*Short exercise:* Reproduce every line of the material below, but drop the pictures.

○ ○ ○ ○ ○ ○ ○

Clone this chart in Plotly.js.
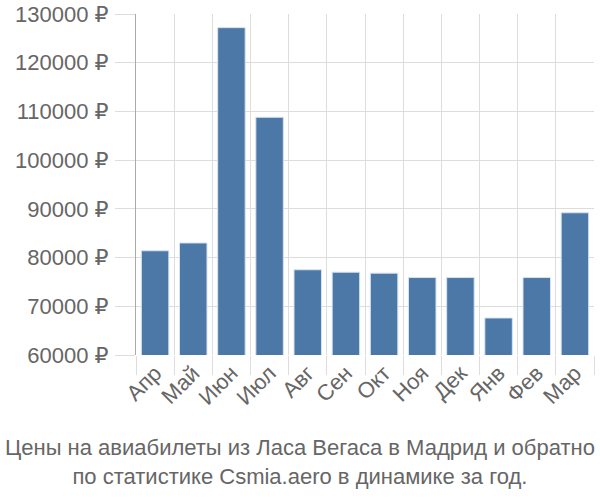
<!DOCTYPE html>
<html>
<head>
<meta charset="utf-8">
<script src="https://cdn.plot.ly/plotly-3.0.1.min.js"></script>
<style>html,body{margin:0;padding:0;background:#fff;}#chart{width:600px;height:500px;}</style>
</head>
<body>
<div id="chart"></div>
<script>
const months = ["Апр","Май","Июн","Июл","Авг","Сен","Окт","Ноя","Дек","Янв","Фев","Мар"];
const prices = [81400, 83000, 127200, 108800, 77500, 77000, 76800, 75900, 75900, 67600, 75900, 89200];
const yTicks = [60000, 70000, 80000, 90000, 100000, 110000, 120000, 130000];
const yTickLabels = yTicks.map(v => v + " ₽");
const titleLines = ["Цены на авиабилеты из Ласа Вегаса в Мадрид и обратно", "по статистике Csmia.aero в динамике за год."];

const fontFam = "Liberation Sans, Arial, DejaVu Sans, sans-serif";
const trace = {
  type: "bar",
  x: months,
  y: prices,
  base: 0,
  marker: {color: "#4c78a8", line: {color: "#d6e2ef", width: 1}},
  hoverinfo: "none"
};
const layout = {
  width: 600, height: 500,
  margin: {l: 136, r: 6, t: 14, b: 145},
  paper_bgcolor: "#fff", plot_bgcolor: "#fff",
  bargap: 0.28,
  showlegend: false,
  font: {family: fontFam, color: "#666", size: 22},
  xaxis: {
    type: "category",
    tickson: "boundaries",
    ticks: "outside", ticklen: 19, tickcolor: "#ddd", tickwidth: 1,
    showgrid: true, gridcolor: "#ddd", gridwidth: 1,
    tickangle: -45,
    tickfont: {size: 22, color: "#666"},
    showline: false, zeroline: false
  },
  yaxis: {
    range: [60000, 130000],
    tickvals: yTicks, ticktext: yTickLabels,
    ticks: "outside", ticklen: 20, tickcolor: "#ddd", tickwidth: 1,
    showgrid: true, gridcolor: "#ddd", gridwidth: 1,
    showline: true, linecolor: "#aaa", linewidth: 1,
    zeroline: false,
    tickfont: {size: 22, color: "#666"},
    ticklabelstandoff: 2
  },
  annotations: [{
    xref: "paper", yref: "paper",
    x: 0.5 - 65/458, y: 0, yshift: -136, yanchor: "bottom",
    xanchor: "center",
    text: titleLines.join("<br>"),
    showarrow: false,
    font: {size: 22, color: "#666", family: fontFam}
  }]
};
Plotly.newPlot("chart", [trace], layout, {staticPlot: true});
</script>
</body>
</html>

○ ○ ○ ○ ○ ○ ○

*Task output:*
Clone this chart in Plotly.js.
<!DOCTYPE html>
<html>
<head>
<meta charset="utf-8">
<script src="https://cdn.plot.ly/plotly-3.0.1.min.js"></script>
<style>html,body{margin:0;padding:0;background:#fff;}#chart{width:600px;height:500px;}</style>
</head>
<body>
<div id="chart"></div>
<script>
const months = ["Апр","Май","Июн","Июл","Авг","Сен","Окт","Ноя","Дек","Янв","Фев","Мар"];
const prices = [81400, 83000, 127200, 108800, 77500, 77000, 76800, 75900, 75900, 67600, 75900, 89200];
const yTicks = [60000, 70000, 80000, 90000, 100000, 110000, 120000, 130000];
const yTickLabels = yTicks.map(v => v + " ₽");
const titleLines = ["Цены на авиабилеты из Ласа Вегаса в Мадрид и обратно", "по статистике Csmia.aero в динамике за год."];

const fontFam = "Liberation Sans, Arial, DejaVu Sans, sans-serif";
const trace = {
  type: "bar",
  x: months,
  y: prices,
  base: 0,
  marker: {color: "#4c78a8", line: {color: "#d6e2ef", width: 1}},
  hoverinfo: "none"
};
const layout = {
  width: 600, height: 500,
  margin: {l: 136, r: 6, t: 14, b: 145},
  paper_bgcolor: "#fff", plot_bgcolor: "#fff",
  bargap: 0.28,
  showlegend: false,
  font: {family: fontFam, color: "#666", size: 22},
  xaxis: {
    type: "category",
    tickson: "boundaries",
    ticks: "outside", ticklen: 19, tickcolor: "#ddd", tickwidth: 1,
    showgrid: true, gridcolor: "#ddd", gridwidth: 1,
    tickangle: -45,
    tickfont: {size: 22, color: "#666"},
    showline: false, zeroline: false
  },
  yaxis: {
    range: [60000, 130000],
    tickvals: yTicks, ticktext: yTickLabels,
    ticks: "outside", ticklen: 20, tickcolor: "#ddd", tickwidth: 1,
    showgrid: true, gridcolor: "#ddd", gridwidth: 1,
    showline: true, linecolor: "#aaa", linewidth: 1,
    zeroline: false,
    tickfont: {size: 22, color: "#666"},
    ticklabelstandoff: 2
  },
  annotations: [{
    xref: "paper", yref: "paper",
    x: 0.5 - 65/458, y: 0, yshift: -136, yanchor: "bottom",
    xanchor: "center",
    text: titleLines.join("<br>"),
    showarrow: false,
    font: {size: 22, color: "#666", family: fontFam}
  }]
};
Plotly.newPlot("chart", [trace], layout, {staticPlot: true});
</script>
</body>
</html>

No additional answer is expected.